### The task:
Can you copy out the data exactly? Leave the images out.

### Task material:
******

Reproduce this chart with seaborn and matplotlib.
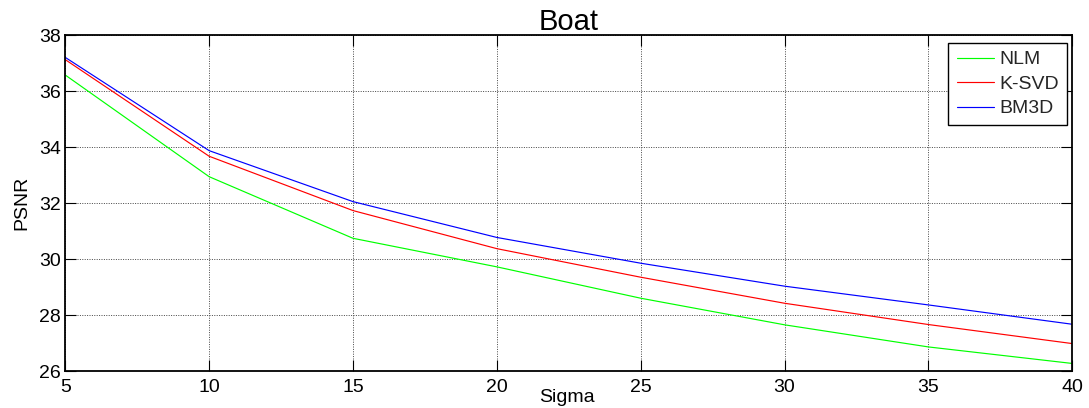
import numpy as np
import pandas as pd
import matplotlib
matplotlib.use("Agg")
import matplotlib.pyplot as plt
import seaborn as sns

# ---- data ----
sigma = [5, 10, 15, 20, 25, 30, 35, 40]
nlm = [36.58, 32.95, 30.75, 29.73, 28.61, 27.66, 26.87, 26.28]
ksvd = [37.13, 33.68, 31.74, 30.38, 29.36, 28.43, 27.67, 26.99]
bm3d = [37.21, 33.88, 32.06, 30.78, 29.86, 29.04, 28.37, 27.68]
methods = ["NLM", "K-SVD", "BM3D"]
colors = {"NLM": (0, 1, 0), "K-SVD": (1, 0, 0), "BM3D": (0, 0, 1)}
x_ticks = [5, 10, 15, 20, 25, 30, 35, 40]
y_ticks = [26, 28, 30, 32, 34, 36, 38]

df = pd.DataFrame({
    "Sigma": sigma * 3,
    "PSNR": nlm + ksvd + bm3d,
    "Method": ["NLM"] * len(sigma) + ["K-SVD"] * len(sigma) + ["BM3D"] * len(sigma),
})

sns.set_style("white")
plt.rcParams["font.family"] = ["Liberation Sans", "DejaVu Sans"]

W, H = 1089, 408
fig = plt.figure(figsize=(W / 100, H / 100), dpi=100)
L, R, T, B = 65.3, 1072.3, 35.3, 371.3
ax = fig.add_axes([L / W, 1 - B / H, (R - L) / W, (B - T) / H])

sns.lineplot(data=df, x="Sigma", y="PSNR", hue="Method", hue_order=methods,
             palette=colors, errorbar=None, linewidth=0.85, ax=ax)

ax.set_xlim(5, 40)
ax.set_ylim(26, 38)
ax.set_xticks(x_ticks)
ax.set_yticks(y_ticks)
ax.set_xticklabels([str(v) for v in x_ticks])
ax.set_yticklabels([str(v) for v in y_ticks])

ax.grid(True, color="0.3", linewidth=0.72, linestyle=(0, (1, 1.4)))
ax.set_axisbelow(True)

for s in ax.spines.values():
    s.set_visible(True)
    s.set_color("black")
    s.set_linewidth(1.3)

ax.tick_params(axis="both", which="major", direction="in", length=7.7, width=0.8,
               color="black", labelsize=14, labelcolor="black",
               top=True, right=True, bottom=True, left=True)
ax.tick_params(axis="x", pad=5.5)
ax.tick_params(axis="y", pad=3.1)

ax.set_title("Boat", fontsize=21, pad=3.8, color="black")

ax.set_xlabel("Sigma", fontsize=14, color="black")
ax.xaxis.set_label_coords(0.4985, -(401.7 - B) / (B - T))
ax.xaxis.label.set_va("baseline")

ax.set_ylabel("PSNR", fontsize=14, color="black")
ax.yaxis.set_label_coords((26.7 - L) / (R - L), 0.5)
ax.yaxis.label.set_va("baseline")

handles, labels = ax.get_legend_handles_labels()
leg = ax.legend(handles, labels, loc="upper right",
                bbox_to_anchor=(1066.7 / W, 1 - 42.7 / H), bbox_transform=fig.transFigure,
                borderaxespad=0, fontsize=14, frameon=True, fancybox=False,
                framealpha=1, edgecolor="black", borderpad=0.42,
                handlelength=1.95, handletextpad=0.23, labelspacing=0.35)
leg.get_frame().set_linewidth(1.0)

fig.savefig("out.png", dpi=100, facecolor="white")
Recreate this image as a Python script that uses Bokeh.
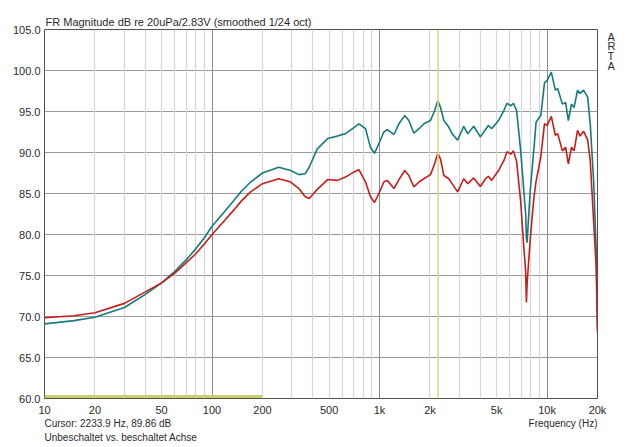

******

### Solution to the problem:
Reproduce this chart with seaborn and matplotlib.
import numpy as np
import pandas as pd
import matplotlib
matplotlib.use("Agg")
import matplotlib.pyplot as plt
import seaborn as sns

# ---- data ----
sigma = [5, 10, 15, 20, 25, 30, 35, 40]
nlm = [36.58, 32.95, 30.75, 29.73, 28.61, 27.66, 26.87, 26.28]
ksvd = [37.13, 33.68, 31.74, 30.38, 29.36, 28.43, 27.67, 26.99]
bm3d = [37.21, 33.88, 32.06, 30.78, 29.86, 29.04, 28.37, 27.68]
methods = ["NLM", "K-SVD", "BM3D"]
colors = {"NLM": (0, 1, 0), "K-SVD": (1, 0, 0), "BM3D": (0, 0, 1)}
x_ticks = [5, 10, 15, 20, 25, 30, 35, 40]
y_ticks = [26, 28, 30, 32, 34, 36, 38]

df = pd.DataFrame({
    "Sigma": sigma * 3,
    "PSNR": nlm + ksvd + bm3d,
    "Method": ["NLM"] * len(sigma) + ["K-SVD"] * len(sigma) + ["BM3D"] * len(sigma),
})

sns.set_style("white")
plt.rcParams["font.family"] = ["Liberation Sans", "DejaVu Sans"]

W, H = 1089, 408
fig = plt.figure(figsize=(W / 100, H / 100), dpi=100)
L, R, T, B = 65.3, 1072.3, 35.3, 371.3
ax = fig.add_axes([L / W, 1 - B / H, (R - L) / W, (B - T) / H])

sns.lineplot(data=df, x="Sigma", y="PSNR", hue="Method", hue_order=methods,
             palette=colors, errorbar=None, linewidth=0.85, ax=ax)

ax.set_xlim(5, 40)
ax.set_ylim(26, 38)
ax.set_xticks(x_ticks)
ax.set_yticks(y_ticks)
ax.set_xticklabels([str(v) for v in x_ticks])
ax.set_yticklabels([str(v) for v in y_ticks])

ax.grid(True, color="0.3", linewidth=0.72, linestyle=(0, (1, 1.4)))
ax.set_axisbelow(True)

for s in ax.spines.values():
    s.set_visible(True)
    s.set_color("black")
    s.set_linewidth(1.3)

ax.tick_params(axis="both", which="major", direction="in", length=7.7, width=0.8,
               color="black", labelsize=14, labelcolor="black",
               top=True, right=True, bottom=True, left=True)
ax.tick_params(axis="x", pad=5.5)
ax.tick_params(axis="y", pad=3.1)

ax.set_title("Boat", fontsize=21, pad=3.8, color="black")

ax.set_xlabel("Sigma", fontsize=14, color="black")
ax.xaxis.set_label_coords(0.4985, -(401.7 - B) / (B - T))
ax.xaxis.label.set_va("baseline")

ax.set_ylabel("PSNR", fontsize=14, color="black")
ax.yaxis.set_label_coords((26.7 - L) / (R - L), 0.5)
ax.yaxis.label.set_va("baseline")

handles, labels = ax.get_legend_handles_labels()
leg = ax.legend(handles, labels, loc="upper right",
                bbox_to_anchor=(1066.7 / W, 1 - 42.7 / H), bbox_transform=fig.transFigure,
                borderaxespad=0, fontsize=14, frameon=True, fancybox=False,
                framealpha=1, edgecolor="black", borderpad=0.42,
                handlelength=1.95, handletextpad=0.23, labelspacing=0.35)
leg.get_frame().set_linewidth(1.0)

fig.savefig("out.png", dpi=100, facecolor="white")
Recreate this image as a Python script that uses Bokeh.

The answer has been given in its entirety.